На разработку же плана требовалось несколько дней.

— Это новорожденное дитя, — объяснял Мирабо Ламарку 6 декабря 1790 года, — нужно дать ему время подрасти.

Чувствуя, как в нем возрождается душа Макиавелли, Мирабо взялся за дело, чтобы подготовить грандиозный план, о котором идет речь в сорок седьмой «записке двору».

VI

Окончательная разработка плана, уже набросанного в общих чертах задолго до союза с Монмореном, застопорилась из-за крупных волнений на юге Франции. Хотя сражение разыгрывалось в Париже, Мирабо не терял из виду свою малую родину; сквозь политические амбиции просачивались застарелые мечты, выраженные Другом людей: «Сделать прованский род французским родом».

Беспорядки в Авиньоне разожгли пожар рядом с Эксом и Марселем. Захваченные новыми идеями жители графства Венессен восстали против власти папы и потребовали присоединить графство к Франции. Их пожелание передали дипломатическому комитету Национального собрания, левые высказались «за», правые — «против».

Во избежание несвоевременного разрыва с Римом Мирабо лавировал между двумя крайностями; вместо того чтобы представить доклад, он ограничился простыми замечаниями; намеренно отступив от природного права людей выбирать себе господина, он ограничился рассмотрением того, существует ли в настоящий момент интерес для Франции аннексировать Авиньон. Существование этого интереса показалось ему недоказанным, и он предложил направить войска, но только чтобы восстановить порядок, и отложить дебаты о присоединении папских земель к Франции. Однако присутствие войск в Авиньоне и кровавые беспорядки в этом городе усилили брожение в умах южан.

Мирабо, чувствуя себя морально ответственным за порядок в провинции, представителем которой он являлся, пристально следил за развитием событий, которые, как ему казалось, возвещали серьезные потрясения.

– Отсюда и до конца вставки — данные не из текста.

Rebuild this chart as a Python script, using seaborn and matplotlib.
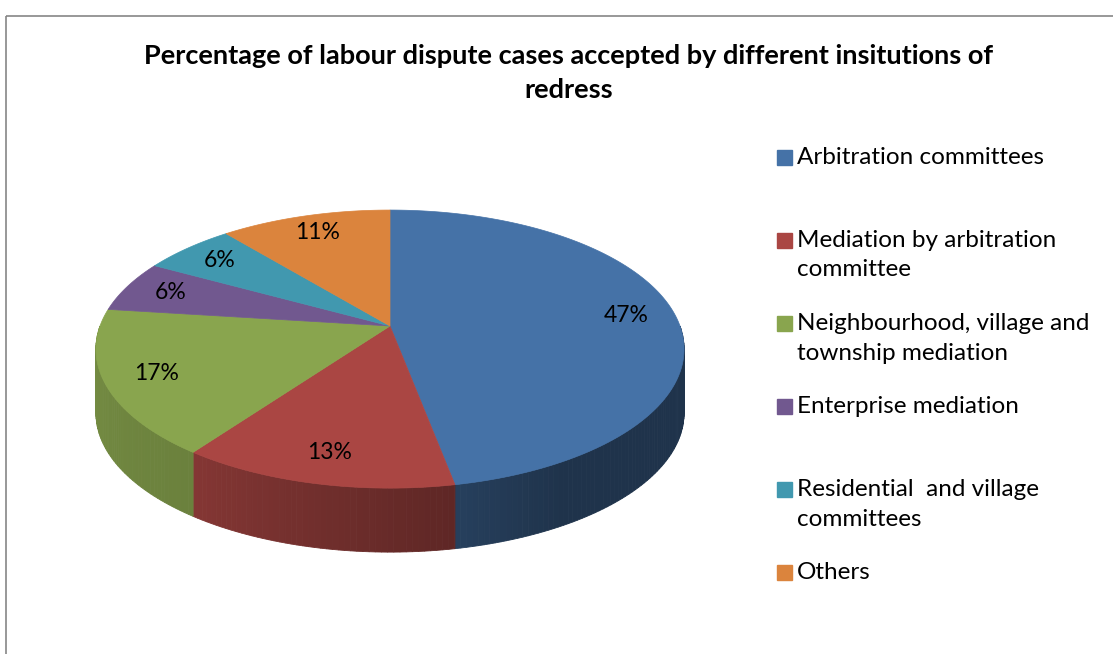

Революция продолжалась уже полтора года, а дворянство Экса осталось таким же непонятливым, как тогда, когда Мирабо столкнулся с ним на предвыборных ассамблеях; оно по-прежнему проводило закрытые собрания, на которых носили белую кокарду, и браталось с реакционными элементами в гарнизоне.

После одной совместной попойки дворяне и офицеры принялись оскорблять членов республиканского клуба; завязалась драка, а затем и перестрелка. Последовали аресты; из аристократов посадили Паскалиса — знаменитого адвоката, который вместе с Порталисом защищал интересы Эмили де Мариньян, когда ее муж требовал возобновления супружеской жизни.

Похоже, эксских дворян арестовали, чтобы обеспечить им безопасность. К несчастью, муниципалитет, пытаясь успокоить толпу, неосторожно отпустил регулярные войска, пожелав поддерживать порядок силами Национальной гвардии. Этот метод а-ля Мирабо удался бы при наличии вождя; но поскольку его не было, Национальная гвардия была быстро сломлена. Толпа пошла на тюрьму, выломала двери, схватила Паскалиса с двумя другими аристократами и повесила их на высоких платанах, осенявших двор.